Lorsque le premier ministre Stephen Harper, cet hiver dans une conférence en Suisse, a laissé entendre que son gouvernement songeait à prolonger l'âge de la retraite, cela a créé des réactions plutôt vives au Canada.

Le projet décrit dans le budget qu'a déposé jeudi le ministre des Finances Jim Flaherty devrait toutefois calmer les appréhensions. La démarche proposée pour reporter à 67 ans l'âge où l'on touche les chèques de sécurité de la vieillesse est graduelle et raisonnable.

Mais pourquoi? C'est une mesure qui cherche à refléter des transformations économiques et sociales, bien plus qu'une façon de réduire les dépenses publiques. Il s'agit d'une tendance lourde. La plupart des pays industrialisés reportent l'âge de la retraite. De plus en plus, les citoyens eux-mêmes choisissent de travailler plus longtemps, notamment parce qu'ils n'ont pas assez épargné pour leur retraite.

Résumons le projet. À partir de 2023, l'âge où l'on touche sa pension va augmenter graduellement, un mois à la fois, pour atteindre 67 ans en 2029. Les gens qui avaient 54 ans ou plus en mars 2012 ne sont pas touchés. Et ceux qui ont entre 50 et 54 ans auront droit à leur retraite quelque part entre 65 et 67 ans, selon une progression graduelle. Les gens qui ont 50 ans ou moins devront attendre à 67 ans.

C'est inéquitable, parce que les baby-boomers sont épargnés, mais pas ceux qui les suivent. Mais c'était inévitable, car on ne peut pas changer les règles du jeu de la retraite soudainement. Il fallait laisser du temps aux gens pour se préparer.

Mais il est clair que les conservateurs n'ont pas pris cette décision pour régler leur déficit. La sécurité de la vieillesse coûte actuellement 38 milliards au trésor fédéral. Avec le vieillissement, cette somme grimpera à environ 110 milliards dans vingt ans. La retraite à 67 ans permettra alors des économies de 10 milliards.
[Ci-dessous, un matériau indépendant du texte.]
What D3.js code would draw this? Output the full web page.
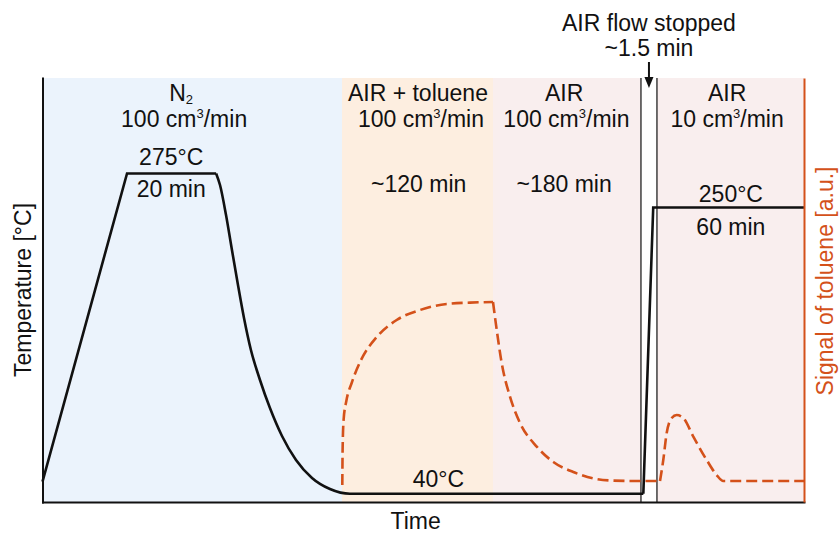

Mais ce sera dans 17 ans, un horizon qui dépasse l'univers temporel d'un politicien.

Cette décision se justifie par trois réalités démographiques. La première, c'est le prolongement de la vie. L'espérance de vie à 65 ans est maintenant de 85 ans - 83,3 pour les hommes et 86,5 pour les femmes. On vit longtemps après l'âge théorique de la retraite, et de plus en plus en bonne santé. Assez pour se demander s'il est sage d'abandonner trop tôt la vie active.

Par ailleurs, il y a un déséquilibre croissant au Canada, et encore plus au Québec, entre les vieux et les jeunes. En 1970, on comptait sept travailleurs pour chaque retraité. Cette proportion est actuellement de quatre pour un. Dans vingt ans, elle sera de deux pour un. Le fardeau du vieillissement sera donc lourd pour ceux qui nous suivent. Le report de la retraite aidera ceux qui paieront des impôts dans deux décennies.

Enfin, ce déséquilibre a un impact de nature économique: la baisse de la population active. Le nombre de gens qui quittent le marché du travail pour la retraite sera supérieur au nombre de jeunes qui se mettent à travailler. Ça arrivera dans un an ou deux au Québec. Ce renversement a des incidences fiscales, mais il ralentira aussi la croissance. Pour éviter les pénuries de main-d'oeuvre, et pour soutenir l'économie, il est souhaitable que les gens restent au travail plus longtemps.

Bref, l'essence même de cette réforme est d'encourager progressivement les gens à travailler plus longtemps. C'est certainement dans l'intérêt de la société. Mais cela sera aussi dans l'intérêt personnel de bien des gens, soit parce que le travail contribue à leur qualité de vie, soit parce qu'ils n'ont pas assez d'argent pour prendre leur retraite.